-- Exercise details --
Only the lines from the top of the records below through the line containing "import plotly.graph_objects as go" should be printed, exactly and without pictures.

** BEGIN **

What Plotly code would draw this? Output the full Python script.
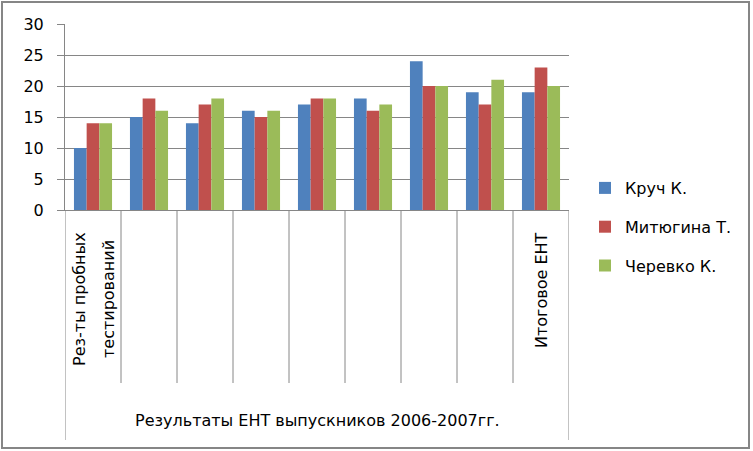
import plotly.graph_objects as go

# Data
series_names = ["Круч К.", "Митюгина Т.", "Черевко К."]
kruch = [10, 15, 14, 16, 17, 18, 24, 19, 19]
mityugina = [14, 18, 17, 15, 18, 16, 20, 17, 23]
cherevko = [14, 16, 18, 16, 18, 17, 20, 21, 20]
first_label_lines = ["Рез-ты пробных", "тестирований"]
last_label = "Итоговое ЕНТ"
outer_label = "Результаты ЕНТ выпускников 2006-2007гг."
y_ticks = [0, 5, 10, 15, 20, 25, 30]

colors = ["#4F81BD", "#C0504D", "#9BBB59"]
GRAY = "#868686"
FONT = "DejaVu Sans"

n = len(kruch)
xpos = list(range(n))

fig = go.Figure()
for i, (name, vals) in enumerate(zip(series_names, [kruch, mityugina, cherevko])):
    fig.add_trace(go.Bar(x=xpos, y=vals, name=name, marker_color=colors[i],
                         marker_line_width=0, legendgroup=name))

# plot area geometry (pixels)
L, R, T, B = 65, 569, 24, 210
H = B - T
W = R - L

def py(pix):
    return (B - pix) / H

def px(pix):
    return (pix - L) / W

shapes = []
# inner dividers
for k in range(1, n):
    shapes.append(dict(type="line", xref="x", yref="paper", x0=k - 0.5, x1=k - 0.5,
                       y0=0, y1=py(383), line=dict(color=GRAY, width=1)))
# outer dividers
for xv in [-0.5, n - 0.5]:
    shapes.append(dict(type="line", xref="x", yref="paper", x0=xv, x1=xv,
                       y0=0, y1=py(440), line=dict(color=GRAY, width=1)))
# outer border
shapes.append(dict(type="rect", xref="paper", yref="paper", x0=px(2), x1=px(749),
                   y0=py(448), y1=py(2), line=dict(color=GRAY, width=2)))

annotations = [
    dict(xref="x", yref="paper", x=0, y=py(299), xshift=-14, text=first_label_lines[0],
         textangle=-90, showarrow=False, xanchor="center", yanchor="middle",
         font=dict(family=FONT, size=16, color="black")),
    dict(xref="x", yref="paper", x=0, y=py(299), xshift=15, text=first_label_lines[1],
         textangle=-90, showarrow=False, xanchor="center", yanchor="middle",
         font=dict(family=FONT, size=16, color="black")),
    dict(xref="x", yref="paper", x=n - 1, y=py(290), text=last_label,
         textangle=-90, showarrow=False, xanchor="center", yanchor="middle",
         font=dict(family=FONT, size=16, color="black")),
    dict(xref="paper", yref="paper", x=0.5, y=py(420), text=outer_label,
         showarrow=False, xanchor="center", yanchor="middle",
         font=dict(family=FONT, size=16, color="black")),
]

fig.update_layout(
    width=753, height=451,
    margin=dict(l=L, r=753 - R, t=T, b=451 - B, pad=0),
    paper_bgcolor="white", plot_bgcolor="white",
    barmode="group", bargap=0.32, bargroupgap=0,
    font=dict(family=FONT, size=16, color="black"),
    showlegend=True,
    legend=dict(x=px(585), y=py(227), xanchor="left", yanchor="middle",
                font=dict(family=FONT, size=16, color="black"),
                tracegroupgap=15, bgcolor="rgba(0,0,0,0)", traceorder="grouped"),
    shapes=shapes, annotations=annotations,
)
fig.update_xaxes(range=[-0.5, n - 0.5], showticklabels=False, showgrid=False,
                 zeroline=False, showline=True, linecolor=GRAY, linewidth=1,
                 ticks="", fixedrange=True)
fig.update_yaxes(range=[0, 30], tickvals=y_ticks, showgrid=True, gridcolor=GRAY,
                 gridwidth=1, zeroline=False, showline=True, linecolor=GRAY,
                 linewidth=1, ticks="outside", ticklen=7, tickcolor=GRAY,
                 ticklabelstandoff=10, tickfont=dict(family=FONT, size=16, color="black"))

fig.write_html("out.html", config={"displayModeBar": False},
               post_script="document.body.style.margin='0';document.body.style.padding='0';")
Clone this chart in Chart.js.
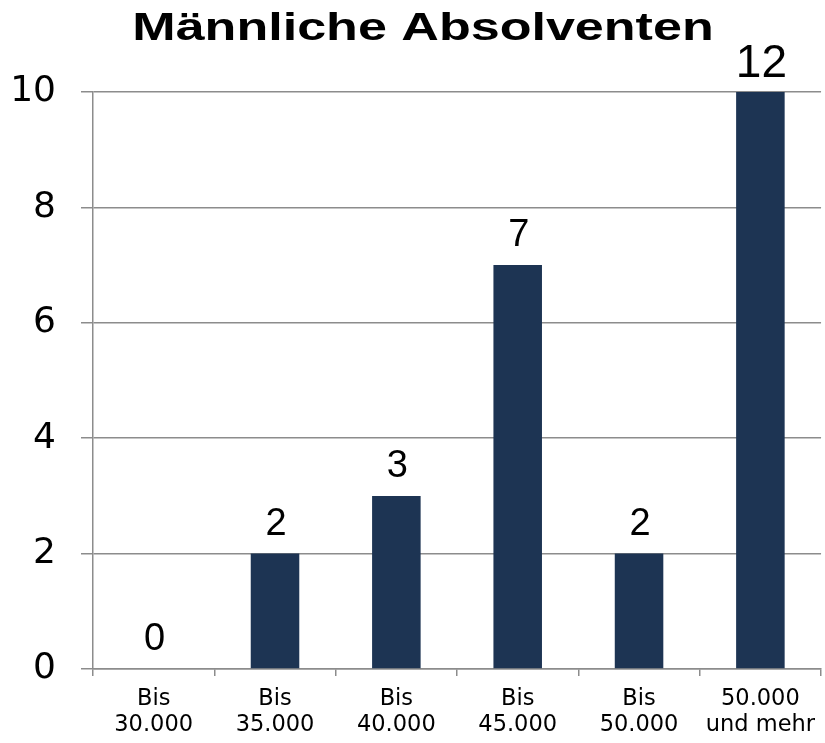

** END **

-- Task response --
What Plotly code would draw this? Output the full Python script.
import plotly.graph_objects as go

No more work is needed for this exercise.